╔══
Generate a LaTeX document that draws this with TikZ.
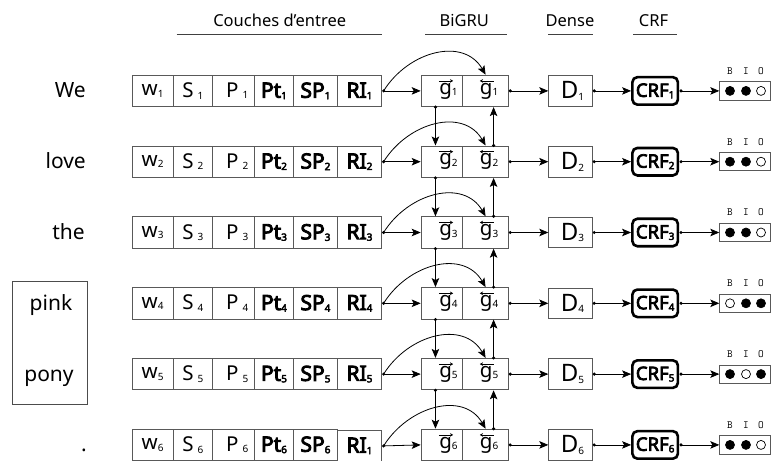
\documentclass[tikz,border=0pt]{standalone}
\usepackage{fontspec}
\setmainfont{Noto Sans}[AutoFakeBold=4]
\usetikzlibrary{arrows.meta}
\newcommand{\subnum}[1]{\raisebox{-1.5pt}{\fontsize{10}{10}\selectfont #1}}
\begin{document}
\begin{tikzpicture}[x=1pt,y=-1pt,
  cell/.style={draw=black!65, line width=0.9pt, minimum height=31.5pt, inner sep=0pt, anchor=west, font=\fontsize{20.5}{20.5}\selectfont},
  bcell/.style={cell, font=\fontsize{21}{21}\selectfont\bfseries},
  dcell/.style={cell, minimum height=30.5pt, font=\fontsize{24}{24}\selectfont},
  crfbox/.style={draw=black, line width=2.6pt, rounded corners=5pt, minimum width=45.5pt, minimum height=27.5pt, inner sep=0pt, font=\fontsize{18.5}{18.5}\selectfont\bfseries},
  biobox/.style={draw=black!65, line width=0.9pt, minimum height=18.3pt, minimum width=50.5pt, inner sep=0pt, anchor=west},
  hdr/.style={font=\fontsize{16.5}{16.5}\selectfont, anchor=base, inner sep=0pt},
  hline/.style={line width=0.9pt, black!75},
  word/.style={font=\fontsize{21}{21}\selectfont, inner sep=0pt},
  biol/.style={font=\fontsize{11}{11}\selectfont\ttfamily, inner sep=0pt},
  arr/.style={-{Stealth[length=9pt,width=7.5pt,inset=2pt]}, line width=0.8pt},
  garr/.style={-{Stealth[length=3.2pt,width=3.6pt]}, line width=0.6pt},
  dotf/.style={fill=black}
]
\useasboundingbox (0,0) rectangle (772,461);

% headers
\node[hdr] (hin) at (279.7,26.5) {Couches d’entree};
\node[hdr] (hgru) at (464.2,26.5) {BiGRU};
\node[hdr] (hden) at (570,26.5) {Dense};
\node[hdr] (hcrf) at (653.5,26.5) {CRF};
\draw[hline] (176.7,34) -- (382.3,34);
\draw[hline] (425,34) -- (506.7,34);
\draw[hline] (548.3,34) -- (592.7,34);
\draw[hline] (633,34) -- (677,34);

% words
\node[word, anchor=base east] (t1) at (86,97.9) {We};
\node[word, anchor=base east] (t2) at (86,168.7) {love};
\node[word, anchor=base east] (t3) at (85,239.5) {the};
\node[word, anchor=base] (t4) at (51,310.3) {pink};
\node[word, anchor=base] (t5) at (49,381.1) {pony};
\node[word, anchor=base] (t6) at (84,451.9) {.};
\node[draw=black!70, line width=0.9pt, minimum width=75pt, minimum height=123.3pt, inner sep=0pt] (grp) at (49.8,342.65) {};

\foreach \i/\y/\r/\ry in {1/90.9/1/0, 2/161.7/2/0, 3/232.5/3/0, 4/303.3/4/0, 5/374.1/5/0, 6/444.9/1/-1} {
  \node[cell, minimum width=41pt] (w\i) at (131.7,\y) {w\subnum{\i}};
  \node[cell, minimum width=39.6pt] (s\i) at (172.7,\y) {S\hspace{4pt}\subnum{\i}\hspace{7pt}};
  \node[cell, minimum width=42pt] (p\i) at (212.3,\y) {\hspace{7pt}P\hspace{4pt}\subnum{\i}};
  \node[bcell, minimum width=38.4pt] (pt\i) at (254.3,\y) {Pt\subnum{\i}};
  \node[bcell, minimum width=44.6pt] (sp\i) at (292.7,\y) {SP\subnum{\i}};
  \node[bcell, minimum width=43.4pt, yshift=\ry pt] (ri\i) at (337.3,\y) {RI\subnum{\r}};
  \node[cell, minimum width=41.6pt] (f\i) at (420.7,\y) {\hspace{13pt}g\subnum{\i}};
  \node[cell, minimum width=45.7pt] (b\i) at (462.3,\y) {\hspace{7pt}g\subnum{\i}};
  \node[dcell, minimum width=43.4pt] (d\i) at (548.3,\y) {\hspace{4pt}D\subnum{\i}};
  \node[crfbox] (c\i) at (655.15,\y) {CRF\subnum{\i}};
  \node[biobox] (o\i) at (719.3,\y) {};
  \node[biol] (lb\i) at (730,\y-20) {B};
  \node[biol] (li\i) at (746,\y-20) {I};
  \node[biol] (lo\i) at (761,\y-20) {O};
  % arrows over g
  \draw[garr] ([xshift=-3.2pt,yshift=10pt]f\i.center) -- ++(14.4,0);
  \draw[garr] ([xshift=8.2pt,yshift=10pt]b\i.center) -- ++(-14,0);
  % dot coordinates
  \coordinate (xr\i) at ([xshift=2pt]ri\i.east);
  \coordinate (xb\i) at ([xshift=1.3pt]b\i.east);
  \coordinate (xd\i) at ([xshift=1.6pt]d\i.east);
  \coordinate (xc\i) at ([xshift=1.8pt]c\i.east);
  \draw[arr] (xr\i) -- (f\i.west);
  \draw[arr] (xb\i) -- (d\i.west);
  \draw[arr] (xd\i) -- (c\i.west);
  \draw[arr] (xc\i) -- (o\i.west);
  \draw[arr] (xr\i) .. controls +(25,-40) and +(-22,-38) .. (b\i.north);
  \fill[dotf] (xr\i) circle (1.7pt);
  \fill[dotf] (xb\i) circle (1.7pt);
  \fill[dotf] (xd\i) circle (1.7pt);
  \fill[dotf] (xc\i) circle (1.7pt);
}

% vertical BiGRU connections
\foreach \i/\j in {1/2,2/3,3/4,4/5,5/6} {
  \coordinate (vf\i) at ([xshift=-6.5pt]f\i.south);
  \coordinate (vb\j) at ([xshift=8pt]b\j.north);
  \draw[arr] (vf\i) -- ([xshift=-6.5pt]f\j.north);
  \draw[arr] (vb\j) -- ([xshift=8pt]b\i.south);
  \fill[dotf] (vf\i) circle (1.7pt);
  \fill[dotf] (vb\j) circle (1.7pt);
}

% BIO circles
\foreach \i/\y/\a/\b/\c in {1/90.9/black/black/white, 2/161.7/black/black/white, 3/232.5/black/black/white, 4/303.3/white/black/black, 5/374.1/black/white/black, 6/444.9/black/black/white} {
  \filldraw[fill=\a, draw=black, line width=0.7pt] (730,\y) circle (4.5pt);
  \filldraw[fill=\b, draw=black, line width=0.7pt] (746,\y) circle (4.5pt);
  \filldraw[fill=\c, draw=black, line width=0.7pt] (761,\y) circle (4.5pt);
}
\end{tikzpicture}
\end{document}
╚══
Your task —
Omit the pictures and give the material again, exactly and in full.

Answer to the problem —
Generate a LaTeX document that draws this with TikZ.
\documentclass[tikz,border=0pt]{standalone}
\usepackage{fontspec}
\setmainfont{Noto Sans}[AutoFakeBold=4]
\usetikzlibrary{arrows.meta}
\newcommand{\subnum}[1]{\raisebox{-1.5pt}{\fontsize{10}{10}\selectfont #1}}
\begin{document}
\begin{tikzpicture}[x=1pt,y=-1pt,
  cell/.style={draw=black!65, line width=0.9pt, minimum height=31.5pt, inner sep=0pt, anchor=west, font=\fontsize{20.5}{20.5}\selectfont},
  bcell/.style={cell, font=\fontsize{21}{21}\selectfont\bfseries},
  dcell/.style={cell, minimum height=30.5pt, font=\fontsize{24}{24}\selectfont},
  crfbox/.style={draw=black, line width=2.6pt, rounded corners=5pt, minimum width=45.5pt, minimum height=27.5pt, inner sep=0pt, font=\fontsize{18.5}{18.5}\selectfont\bfseries},
  biobox/.style={draw=black!65, line width=0.9pt, minimum height=18.3pt, minimum width=50.5pt, inner sep=0pt, anchor=west},
  hdr/.style={font=\fontsize{16.5}{16.5}\selectfont, anchor=base, inner sep=0pt},
  hline/.style={line width=0.9pt, black!75},
  word/.style={font=\fontsize{21}{21}\selectfont, inner sep=0pt},
  biol/.style={font=\fontsize{11}{11}\selectfont\ttfamily, inner sep=0pt},
  arr/.style={-{Stealth[length=9pt,width=7.5pt,inset=2pt]}, line width=0.8pt},
  garr/.style={-{Stealth[length=3.2pt,width=3.6pt]}, line width=0.6pt},
  dotf/.style={fill=black}
]
\useasboundingbox (0,0) rectangle (772,461);

% headers
\node[hdr] (hin) at (279.7,26.5) {Couches d’entree};
\node[hdr] (hgru) at (464.2,26.5) {BiGRU};
\node[hdr] (hden) at (570,26.5) {Dense};
\node[hdr] (hcrf) at (653.5,26.5) {CRF};
\draw[hline] (176.7,34) -- (382.3,34);
\draw[hline] (425,34) -- (506.7,34);
\draw[hline] (548.3,34) -- (592.7,34);
\draw[hline] (633,34) -- (677,34);

% words
\node[word, anchor=base east] (t1) at (86,97.9) {We};
\node[word, anchor=base east] (t2) at (86,168.7) {love};
\node[word, anchor=base east] (t3) at (85,239.5) {the};
\node[word, anchor=base] (t4) at (51,310.3) {pink};
\node[word, anchor=base] (t5) at (49,381.1) {pony};
\node[word, anchor=base] (t6) at (84,451.9) {.};
\node[draw=black!70, line width=0.9pt, minimum width=75pt, minimum height=123.3pt, inner sep=0pt] (grp) at (49.8,342.65) {};

\foreach \i/\y/\r/\ry in {1/90.9/1/0, 2/161.7/2/0, 3/232.5/3/0, 4/303.3/4/0, 5/374.1/5/0, 6/444.9/1/-1} {
  \node[cell, minimum width=41pt] (w\i) at (131.7,\y) {w\subnum{\i}};
  \node[cell, minimum width=39.6pt] (s\i) at (172.7,\y) {S\hspace{4pt}\subnum{\i}\hspace{7pt}};
  \node[cell, minimum width=42pt] (p\i) at (212.3,\y) {\hspace{7pt}P\hspace{4pt}\subnum{\i}};
  \node[bcell, minimum width=38.4pt] (pt\i) at (254.3,\y) {Pt\subnum{\i}};
  \node[bcell, minimum width=44.6pt] (sp\i) at (292.7,\y) {SP\subnum{\i}};
  \node[bcell, minimum width=43.4pt, yshift=\ry pt] (ri\i) at (337.3,\y) {RI\subnum{\r}};
  \node[cell, minimum width=41.6pt] (f\i) at (420.7,\y) {\hspace{13pt}g\subnum{\i}};
  \node[cell, minimum width=45.7pt] (b\i) at (462.3,\y) {\hspace{7pt}g\subnum{\i}};
  \node[dcell, minimum width=43.4pt] (d\i) at (548.3,\y) {\hspace{4pt}D\subnum{\i}};
  \node[crfbox] (c\i) at (655.15,\y) {CRF\subnum{\i}};
  \node[biobox] (o\i) at (719.3,\y) {};
  \node[biol] (lb\i) at (730,\y-20) {B};
  \node[biol] (li\i) at (746,\y-20) {I};
  \node[biol] (lo\i) at (761,\y-20) {O};
  % arrows over g
  \draw[garr] ([xshift=-3.2pt,yshift=10pt]f\i.center) -- ++(14.4,0);
  \draw[garr] ([xshift=8.2pt,yshift=10pt]b\i.center) -- ++(-14,0);
  % dot coordinates
  \coordinate (xr\i) at ([xshift=2pt]ri\i.east);
  \coordinate (xb\i) at ([xshift=1.3pt]b\i.east);
  \coordinate (xd\i) at ([xshift=1.6pt]d\i.east);
  \coordinate (xc\i) at ([xshift=1.8pt]c\i.east);
  \draw[arr] (xr\i) -- (f\i.west);
  \draw[arr] (xb\i) -- (d\i.west);
  \draw[arr] (xd\i) -- (c\i.west);
  \draw[arr] (xc\i) -- (o\i.west);
  \draw[arr] (xr\i) .. controls +(25,-40) and +(-22,-38) .. (b\i.north);
  \fill[dotf] (xr\i) circle (1.7pt);
  \fill[dotf] (xb\i) circle (1.7pt);
  \fill[dotf] (xd\i) circle (1.7pt);
  \fill[dotf] (xc\i) circle (1.7pt);
}

% vertical BiGRU connections
\foreach \i/\j in {1/2,2/3,3/4,4/5,5/6} {
  \coordinate (vf\i) at ([xshift=-6.5pt]f\i.south);
  \coordinate (vb\j) at ([xshift=8pt]b\j.north);
  \draw[arr] (vf\i) -- ([xshift=-6.5pt]f\j.north);
  \draw[arr] (vb\j) -- ([xshift=8pt]b\i.south);
  \fill[dotf] (vf\i) circle (1.7pt);
  \fill[dotf] (vb\j) circle (1.7pt);
}

% BIO circles
\foreach \i/\y/\a/\b/\c in {1/90.9/black/black/white, 2/161.7/black/black/white, 3/232.5/black/black/white, 4/303.3/white/black/black, 5/374.1/black/white/black, 6/444.9/black/black/white} {
  \filldraw[fill=\a, draw=black, line width=0.7pt] (730,\y) circle (4.5pt);
  \filldraw[fill=\b, draw=black, line width=0.7pt] (746,\y) circle (4.5pt);
  \filldraw[fill=\c, draw=black, line width=0.7pt] (761,\y) circle (4.5pt);
}
\end{tikzpicture}
\end{document}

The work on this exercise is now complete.